Bilateral loans are another option that have been raised, but like the others that would pose difficulties, European ministers said.
Finnish Finance Minister Alexander Stubb said it would be “difficult for any member states putting fresh money without conditionality.”
Greek Prime Minister Alexis Tsipras struck an 85 billion euro (US$94 billion) bailout deal with his eurozone partners on Monday that involves painful reforms and a parliamentary vote by today on key austerity measures.
However, the deal will take at least four weeks to finalize and implement, and Greece’s creditors estimate Athens needs 12 billion euros to get through the middle of next month.
Greece owes the European Central Bank (ECB) 4.2 billion euros, which are due on Monday next week, and a default would force the ECB to cut off emergency loans keeping Athens banks afloat.
Greece on Monday already missed a second debt payment to the IMF in two weeks, bringing its arrears to the fund to 2 billion euros.

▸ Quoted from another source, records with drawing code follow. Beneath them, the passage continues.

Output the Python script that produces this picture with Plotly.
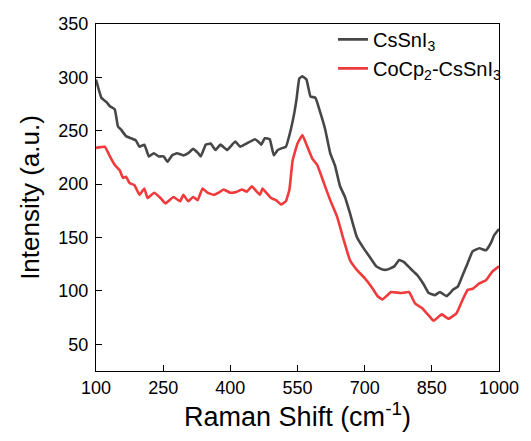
import plotly.graph_objects as go

x_cs = [100, 112, 123, 131, 142, 149, 156, 167, 178, 189, 197, 208, 218, 229, 240, 251, 260, 270,
        281, 295, 306, 317, 328, 334, 345, 356, 367, 378, 393, 411, 422, 436, 455, 462, 469, 477,
        488, 497, 506, 517, 524, 535, 543, 548, 554, 561, 570, 579, 590, 601, 612, 623, 634, 645,
        656, 667, 682, 696, 711, 726, 740, 751, 766, 777, 788, 802, 817, 832, 843, 857, 868, 883,
        897, 908, 919, 930, 941, 956, 971, 982, 989, 1000]
y_cs = [298, 281, 277, 273, 270, 254, 251, 245, 243, 241, 235, 237, 226, 229, 226, 226, 221, 227,
        229, 227, 229, 233, 229, 226, 237, 238, 232, 237, 232, 240, 235, 238, 242, 240, 237, 243,
        242, 227, 232, 234, 235, 251, 267, 280, 299, 301, 298, 282, 281, 267, 251, 229, 217, 198,
        188, 173, 151, 141, 132, 123, 120, 120, 123, 129, 127, 121, 115, 106, 98, 96, 99, 95,
        101, 104, 115, 126, 137, 140, 138, 145, 152, 158]

x_co = [100, 120, 131, 142, 153, 160, 167, 175, 186, 197, 208, 215, 230, 244, 255, 273, 288, 295,
        306, 317, 327, 338, 349, 363, 374, 385, 400, 415, 426, 437, 448, 459, 466, 472, 480, 491,
        502, 513, 524, 532, 539, 550, 561, 572, 583, 594, 609, 623, 638, 653, 667, 682, 700, 715,
        729, 740, 759, 780, 799, 813, 828, 843, 854, 872, 887, 905, 919, 930, 941, 956, 971, 985,
        1000]
y_co = [234, 235, 226, 218, 213, 206, 207, 201, 199, 190, 196, 187, 192, 187, 182, 188, 184, 190,
        184, 188, 185, 196, 192, 190, 192, 195, 192, 193, 195, 193, 198, 193, 190, 196, 192, 187,
        185, 181, 184, 195, 222, 238, 246, 235, 224, 218, 201, 185, 170, 148, 129, 120, 112, 104,
        95, 92, 99, 98, 99, 88, 84, 77, 72, 78, 74, 79, 92, 101, 102, 107, 110, 118,
        123]

x_ticks = [100, 250, 400, 550, 700, 850, 1000]
y_ticks = [50, 100, 150, 200, 250, 300, 350]

fig = go.Figure()
fig.add_trace(go.Scatter(x=x_cs, y=y_cs, mode="lines", name="CsSnI<sub>3</sub>",
                         line=dict(color="#474747", width=2.6, shape="spline", smoothing=0.3)))
fig.add_trace(go.Scatter(x=x_co, y=y_co, mode="lines", name="CoCp<sub>2</sub>-CsSnI<sub>3</sub>",
                         line=dict(color="#f03a3c", width=2.6, shape="spline", smoothing=0.3)))

axis_common = dict(showline=True, linecolor="black", linewidth=1.3, mirror=True,
                   ticks="inside", ticklen=6, tickwidth=1.3, tickcolor="black",
                   showgrid=False, zeroline=False,
                   tickfont=dict(family="Liberation Sans, Arial", size=18, color="black"))

fig.update_layout(
    width=531, height=441,
    margin=dict(l=96, r=26, t=24, b=70),
    plot_bgcolor="white", paper_bgcolor="white",
    font=dict(family="Liberation Sans, Arial", color="black"),
    xaxis=dict(range=[100, 1000], tickvals=x_ticks,
               title=dict(text="Raman Shift (cm<sup>-1</sup>)", font=dict(size=27), standoff=4),
               **axis_common),
    yaxis=dict(range=[25, 350], tickvals=y_ticks, ticklabelstandoff=3,
               title=dict(text="Intensity (a.u.)", font=dict(size=26), standoff=11),
               **axis_common),
    legend=dict(x=0.588, y=1.012, xanchor="left", yanchor="top",
                bgcolor="rgba(0,0,0,0)", font=dict(size=20), tracegroupgap=0),
)

fig.write_html("out.html")
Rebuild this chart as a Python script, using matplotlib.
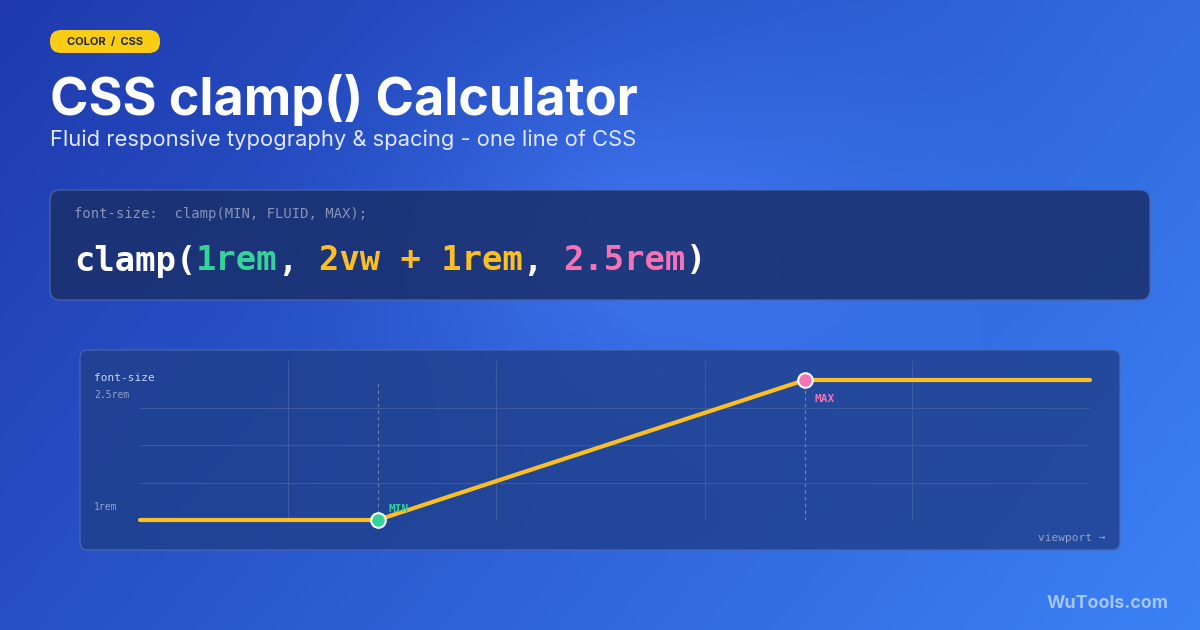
import numpy as np
import matplotlib
matplotlib.use("Agg")
import matplotlib.pyplot as plt
from matplotlib.patches import FancyBboxPatch

# data
viewport = [0, 25, 70, 100]          # % of plotted viewport range
font_rem = [1.0, 1.0, 2.5, 2.5]
min_pt = (25, 1.0)
max_pt = (70, 2.5)
grid_x = [15.6, 37.5, 59.5, 81.3]
grid_y = [1.4, 1.8, 2.2]

W, H = 1200, 630
fig = plt.figure(figsize=(12, 6.3), dpi=100)
bg = fig.add_axes([0, 0, 1, 1]); bg.set_xlim(0, W); bg.set_ylim(H, 0); bg.axis("off")

# background gradient
yy, xx = np.mgrid[0:H, 0:W]
t = (xx / W * 0.7 + yy / H * 0.3)
c0 = np.array([0x1e, 0x3a, 0xae]) / 255
c1 = np.array([0x3b, 0x82, 0xf6]) / 255
img = c0[None, None, :] * (1 - t[..., None]) + c1[None, None, :] * t[..., None]
r = np.sqrt(((xx - 640) / 420) ** 2 + ((yy - 230) / 300) ** 2)
glow = np.clip(1 - r, 0, 1) ** 1.5 * 0.22
img = np.clip(img + glow[..., None] * np.array([0.35, 0.45, 0.6]), 0, 1)
bg.imshow(img, extent=[0, W, H, 0], aspect="auto", zorder=0)

# badge
bg.add_patch(FancyBboxPatch((50, 30), 110, 23, boxstyle="round,pad=0,rounding_size=11",
                            fc="#facc15", ec="none", zorder=2))
bg.text(105, 42, "COLOR  /  CSS", ha="center", va="center", fontsize=8,
        fontweight="bold", family="Inter", color="#1f2937", zorder=3)
bg.text(50, 100, "CSS clamp() Calculator", fontsize=37.5, fontweight="bold", family="Inter",
        color="white", va="center", zorder=3)
bg.text(50, 140, "Fluid responsive typography & spacing - one line of CSS", fontsize=15.8,
        family="Inter", color="#e0e7ff", va="center", zorder=3)

# code box
bg.add_patch(FancyBboxPatch((50, 190), 1100, 110, boxstyle="round,pad=0,rounding_size=10",
                            fc="#1a2f6b", ec="#4a67b0", lw=1, alpha=0.85, zorder=2))
bg.text(74, 214, "font-size:  clamp(MIN, FLUID, MAX);", fontsize=10, family="DejaVu Sans Mono",
        color="#8794b8", va="center", zorder=3)
parts = [("clamp(", "white"), ("1rem", "#34d399"), (", ", "white"), ("2vw + 1rem", "#fbbf24"),
         (", ", "white"), ("2.5rem", "#f472b6"), (")", "white")]
x = 74
cw = 632 / 31
for s, c in parts:
    bg.text(x, 261, s, fontsize=24.4, family="DejaVu Sans Mono", fontweight="bold",
            color=c, va="center", zorder=3)
    x += cw * len(s)

# chart panel
bg.add_patch(FancyBboxPatch((80, 350), 1040, 200, boxstyle="round,pad=0,rounding_size=8",
                            fc="#1f3f8a", ec="#4a6ab8", lw=1, alpha=0.8, zorder=2))
bg.text(94, 378, "font-size", fontsize=8, family="DejaVu Sans Mono", color="#c7d2fe", va="center", zorder=3)
bg.text(94, 395, "2.5rem", fontsize=7, family="DejaVu Sans Mono", color="#94a3c8", va="center", zorder=3)
bg.text(94, 507, "1rem", fontsize=7, family="DejaVu Sans Mono", color="#94a3c8", va="center", zorder=3)
bg.text(1105, 538, "viewport →", fontsize=8, family="DejaVu Sans Mono", color="#94a3c8",
        ha="right", va="center", zorder=3)
bg.text(1169, 603, "WuTools.com", fontsize=12.8, fontweight="bold", family="Inter",
        color="#a5c4f8", ha="right", va="center", zorder=3)

ax = fig.add_axes([140 / W, 1 - 520 / H, 950 / W, 140 / H])
ax.patch.set_alpha(0); ax.axis("off")
ax.set_xlim(0, 100); ax.set_ylim(1, 2.5)
for gx in grid_x:
    ax.plot([gx, gx], [1, 2.7], color="#3d5aa0", lw=0.8, clip_on=False, zorder=1)
for gy in grid_y:
    ax.plot([0, 100], [gy, gy], color="#3d5aa0", lw=0.8, zorder=1)
ax.plot([min_pt[0]] * 2, [1, 2.5], color="#6b7fb5", lw=0.8, ls=(0, (3, 3)), zorder=1)
ax.plot([max_pt[0]] * 2, [1, 2.5], color="#a96bb0", lw=0.8, ls=(0, (3, 3)), zorder=1)
ax.plot(viewport, font_rem, color="#fbbf24", lw=3, solid_capstyle="round", clip_on=False, zorder=3)
ax.scatter(*min_pt, s=110, color="#34d399", ec="white", lw=1.5, zorder=4, clip_on=False)
ax.scatter(*max_pt, s=110, color="#f472b6", ec="white", lw=1.5, zorder=4, clip_on=False)
ax.annotate("MIN", min_pt, xytext=(8, 6), textcoords="offset points", fontsize=8,
            fontweight="bold", family="DejaVu Sans Mono", color="#34d399")
ax.annotate("MAX", max_pt, xytext=(7, -16), textcoords="offset points", fontsize=8,
            fontweight="bold", family="DejaVu Sans Mono", color="#f472b6")

fig.savefig("out.png", dpi=100)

British Chancellor of the Exchequer George Osborne reiterated that he would refuse any attempt to use EU rescue cash to bridge the financing gap.
“Britain is not in the euro, so the idea that British taxpayers are going to be on the line for this Greek deal is a complete non-starter,” Osborne said in Brussels.
Britain believes that the European bloc in 2010 agreed to no longer tap an EU-wide emergency fund, the European Financial Stabilization Mechanism (EFSM), to underwrite bailouts of eurozone countries.
Reports said that France as well as the European Commission were pushing to turn to the fund and would only require a weighted majority of member states to do so.
An EU source said that using the EFSM remained one of the “most feasible options” to help Greece survive the cash crunch and urged Britain to give ground on the issue.
In another option that would certainly prove to be controversial, German Finance Minister Wolfgang Schaueble proposed that Greece issue IOU’s to pay pensions and other domestic bills, thereby saving its scarce euros for debt payments.
However, the creation of IOU’s is also seen as a first step toward the return of the Greek drachma, and risks rekindling talk of a Greek exit.